— Start GIVEN DATA —

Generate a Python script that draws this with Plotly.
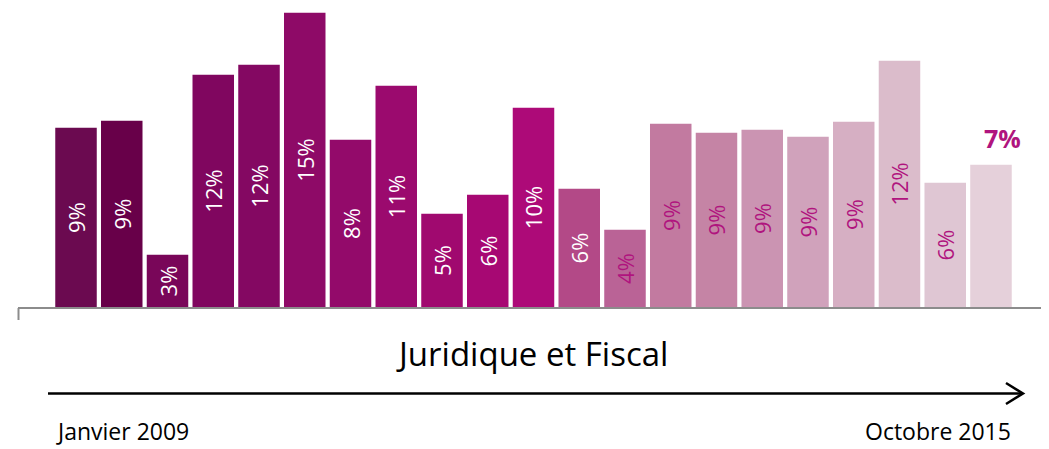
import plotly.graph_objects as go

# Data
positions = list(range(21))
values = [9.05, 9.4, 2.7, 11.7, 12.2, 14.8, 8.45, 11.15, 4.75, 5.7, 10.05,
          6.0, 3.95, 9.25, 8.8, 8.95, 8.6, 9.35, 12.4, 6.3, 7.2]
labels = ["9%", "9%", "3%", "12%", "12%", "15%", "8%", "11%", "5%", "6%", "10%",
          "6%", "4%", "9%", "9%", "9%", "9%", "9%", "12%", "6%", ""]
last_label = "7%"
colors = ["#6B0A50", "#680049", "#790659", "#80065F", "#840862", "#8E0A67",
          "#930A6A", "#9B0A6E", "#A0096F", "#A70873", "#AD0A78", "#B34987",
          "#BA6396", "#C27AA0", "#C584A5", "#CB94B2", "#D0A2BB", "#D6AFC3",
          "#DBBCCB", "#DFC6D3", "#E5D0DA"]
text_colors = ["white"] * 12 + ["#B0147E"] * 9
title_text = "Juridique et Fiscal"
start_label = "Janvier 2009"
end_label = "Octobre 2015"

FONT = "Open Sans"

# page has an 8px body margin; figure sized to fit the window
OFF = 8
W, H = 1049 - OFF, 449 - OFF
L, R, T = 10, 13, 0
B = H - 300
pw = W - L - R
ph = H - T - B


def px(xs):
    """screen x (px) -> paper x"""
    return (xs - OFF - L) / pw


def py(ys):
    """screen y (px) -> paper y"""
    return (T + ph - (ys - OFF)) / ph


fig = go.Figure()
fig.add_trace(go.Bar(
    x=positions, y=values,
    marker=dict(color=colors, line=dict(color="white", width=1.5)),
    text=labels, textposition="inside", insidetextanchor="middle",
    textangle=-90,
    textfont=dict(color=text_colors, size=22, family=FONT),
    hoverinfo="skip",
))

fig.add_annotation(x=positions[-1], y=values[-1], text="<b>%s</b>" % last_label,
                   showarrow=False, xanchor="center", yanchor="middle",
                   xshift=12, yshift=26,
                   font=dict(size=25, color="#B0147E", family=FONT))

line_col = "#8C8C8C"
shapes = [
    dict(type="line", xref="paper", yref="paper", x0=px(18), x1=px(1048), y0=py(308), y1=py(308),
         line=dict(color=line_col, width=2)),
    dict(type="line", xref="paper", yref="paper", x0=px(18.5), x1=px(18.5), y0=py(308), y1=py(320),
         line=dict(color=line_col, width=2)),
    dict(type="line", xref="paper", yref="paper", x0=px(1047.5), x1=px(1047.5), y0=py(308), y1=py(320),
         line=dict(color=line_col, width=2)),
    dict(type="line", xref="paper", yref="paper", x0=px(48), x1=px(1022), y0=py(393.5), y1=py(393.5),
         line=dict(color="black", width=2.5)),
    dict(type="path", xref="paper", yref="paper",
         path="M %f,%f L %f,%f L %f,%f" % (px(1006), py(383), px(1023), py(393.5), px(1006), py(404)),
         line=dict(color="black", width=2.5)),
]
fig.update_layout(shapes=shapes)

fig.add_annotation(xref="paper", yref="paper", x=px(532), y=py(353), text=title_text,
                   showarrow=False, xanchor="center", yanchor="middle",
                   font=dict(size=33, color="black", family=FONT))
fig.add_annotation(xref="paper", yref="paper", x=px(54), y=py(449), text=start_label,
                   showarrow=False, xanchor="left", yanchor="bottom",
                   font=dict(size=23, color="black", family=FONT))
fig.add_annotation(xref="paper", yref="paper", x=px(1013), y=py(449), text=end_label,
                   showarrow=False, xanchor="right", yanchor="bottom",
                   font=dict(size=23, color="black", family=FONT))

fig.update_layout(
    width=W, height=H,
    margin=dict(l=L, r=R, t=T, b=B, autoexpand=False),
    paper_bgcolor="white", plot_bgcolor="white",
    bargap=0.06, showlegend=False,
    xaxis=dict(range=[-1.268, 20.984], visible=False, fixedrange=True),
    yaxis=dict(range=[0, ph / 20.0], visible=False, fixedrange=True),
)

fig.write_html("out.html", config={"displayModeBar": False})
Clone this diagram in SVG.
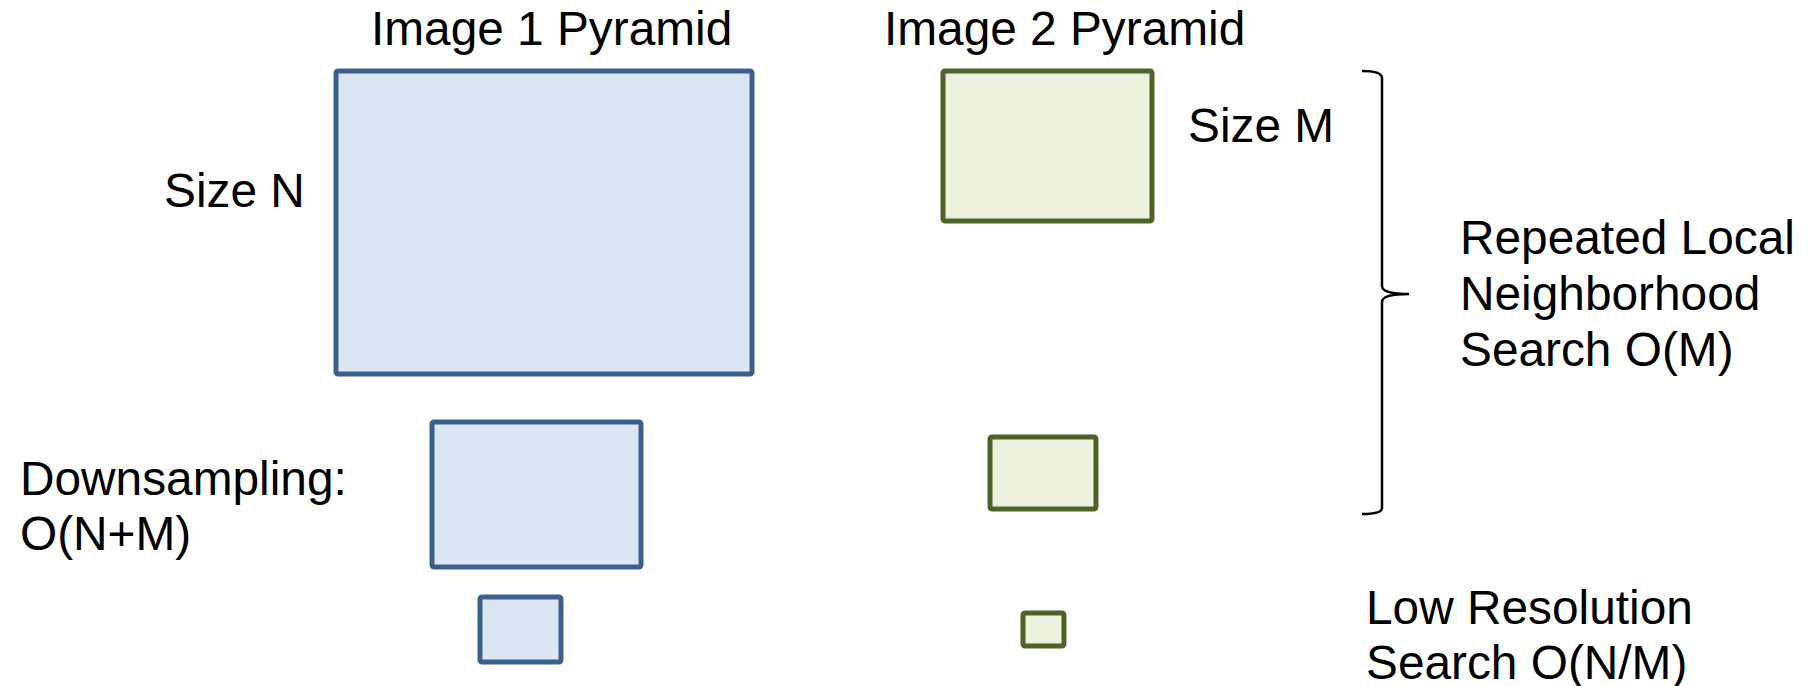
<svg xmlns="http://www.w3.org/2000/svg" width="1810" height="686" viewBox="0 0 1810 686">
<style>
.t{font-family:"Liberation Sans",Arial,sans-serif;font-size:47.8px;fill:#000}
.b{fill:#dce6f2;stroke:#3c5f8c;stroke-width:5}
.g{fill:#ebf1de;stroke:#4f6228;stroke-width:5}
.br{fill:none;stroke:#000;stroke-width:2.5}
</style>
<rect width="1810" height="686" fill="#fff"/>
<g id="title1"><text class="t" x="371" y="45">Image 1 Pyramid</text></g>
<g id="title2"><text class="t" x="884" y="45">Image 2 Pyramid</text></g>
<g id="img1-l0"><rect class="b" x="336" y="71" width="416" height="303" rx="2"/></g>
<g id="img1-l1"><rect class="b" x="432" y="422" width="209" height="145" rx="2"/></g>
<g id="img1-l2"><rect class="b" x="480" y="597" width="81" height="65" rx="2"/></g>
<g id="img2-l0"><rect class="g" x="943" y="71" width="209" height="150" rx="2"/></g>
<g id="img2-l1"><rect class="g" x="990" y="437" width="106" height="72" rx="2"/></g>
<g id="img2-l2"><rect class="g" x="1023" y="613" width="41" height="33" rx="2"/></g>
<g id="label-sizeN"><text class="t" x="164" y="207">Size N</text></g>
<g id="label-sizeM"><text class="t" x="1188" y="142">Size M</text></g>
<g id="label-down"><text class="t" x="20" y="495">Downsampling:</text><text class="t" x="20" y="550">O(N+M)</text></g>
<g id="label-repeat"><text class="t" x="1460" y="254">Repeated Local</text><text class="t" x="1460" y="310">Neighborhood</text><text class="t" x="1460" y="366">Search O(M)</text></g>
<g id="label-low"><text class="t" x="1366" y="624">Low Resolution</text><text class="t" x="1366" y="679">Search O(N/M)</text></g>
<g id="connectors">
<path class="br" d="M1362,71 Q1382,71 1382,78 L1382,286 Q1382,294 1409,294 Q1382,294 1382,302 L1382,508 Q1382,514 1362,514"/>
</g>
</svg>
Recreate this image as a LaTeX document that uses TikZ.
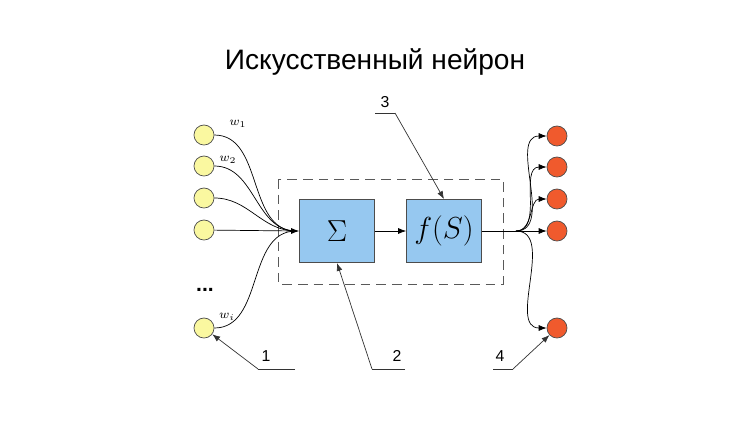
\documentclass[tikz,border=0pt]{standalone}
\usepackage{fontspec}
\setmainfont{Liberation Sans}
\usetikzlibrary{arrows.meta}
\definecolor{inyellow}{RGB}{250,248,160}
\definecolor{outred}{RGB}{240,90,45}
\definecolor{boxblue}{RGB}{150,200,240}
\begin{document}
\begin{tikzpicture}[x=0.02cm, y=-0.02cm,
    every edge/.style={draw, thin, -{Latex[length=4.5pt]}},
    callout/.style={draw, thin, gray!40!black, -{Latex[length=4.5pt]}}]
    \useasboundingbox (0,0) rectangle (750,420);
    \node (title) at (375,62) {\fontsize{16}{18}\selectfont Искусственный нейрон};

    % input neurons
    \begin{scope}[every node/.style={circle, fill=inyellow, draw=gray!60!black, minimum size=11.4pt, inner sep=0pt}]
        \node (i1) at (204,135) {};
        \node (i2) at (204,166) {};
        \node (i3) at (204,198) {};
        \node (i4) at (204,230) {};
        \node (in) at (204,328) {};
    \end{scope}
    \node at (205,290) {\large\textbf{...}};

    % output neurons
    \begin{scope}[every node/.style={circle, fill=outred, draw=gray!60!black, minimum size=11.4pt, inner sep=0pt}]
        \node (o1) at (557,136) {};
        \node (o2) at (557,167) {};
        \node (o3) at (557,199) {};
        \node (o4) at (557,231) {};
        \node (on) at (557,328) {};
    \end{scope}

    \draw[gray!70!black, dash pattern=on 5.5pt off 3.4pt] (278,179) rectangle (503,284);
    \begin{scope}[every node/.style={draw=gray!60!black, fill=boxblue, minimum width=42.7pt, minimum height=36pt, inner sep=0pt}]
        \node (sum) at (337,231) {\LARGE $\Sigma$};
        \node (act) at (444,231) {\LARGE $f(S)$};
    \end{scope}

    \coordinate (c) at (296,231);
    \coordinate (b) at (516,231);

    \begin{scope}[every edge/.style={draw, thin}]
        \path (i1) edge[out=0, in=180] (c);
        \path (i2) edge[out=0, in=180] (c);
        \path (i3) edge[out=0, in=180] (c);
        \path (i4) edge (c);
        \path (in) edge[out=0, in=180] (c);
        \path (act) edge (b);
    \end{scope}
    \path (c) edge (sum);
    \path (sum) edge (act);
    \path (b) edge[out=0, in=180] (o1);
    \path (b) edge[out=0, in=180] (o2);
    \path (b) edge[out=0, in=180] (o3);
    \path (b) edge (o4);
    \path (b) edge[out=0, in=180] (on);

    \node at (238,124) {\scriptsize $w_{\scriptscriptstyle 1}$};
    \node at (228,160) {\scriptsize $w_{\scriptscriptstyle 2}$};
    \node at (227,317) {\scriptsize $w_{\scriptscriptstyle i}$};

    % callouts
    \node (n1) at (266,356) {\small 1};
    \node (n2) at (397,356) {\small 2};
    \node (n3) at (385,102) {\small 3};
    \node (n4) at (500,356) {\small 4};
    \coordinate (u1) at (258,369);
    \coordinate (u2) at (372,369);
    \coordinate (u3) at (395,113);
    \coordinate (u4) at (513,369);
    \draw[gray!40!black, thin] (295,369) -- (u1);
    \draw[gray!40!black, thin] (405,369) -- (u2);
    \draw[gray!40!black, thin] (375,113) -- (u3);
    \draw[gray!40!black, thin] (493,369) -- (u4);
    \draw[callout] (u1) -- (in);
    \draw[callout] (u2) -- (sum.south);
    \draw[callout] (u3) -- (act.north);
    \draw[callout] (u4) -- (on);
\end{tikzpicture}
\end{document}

— End GIVEN DATA —

Restate the lines of the records exactly, starting at the first and stopping after the line with "import plotly.graph_objects as go". Leave out any picture.

Generate a Python script that draws this with Plotly.
import plotly.graph_objects as go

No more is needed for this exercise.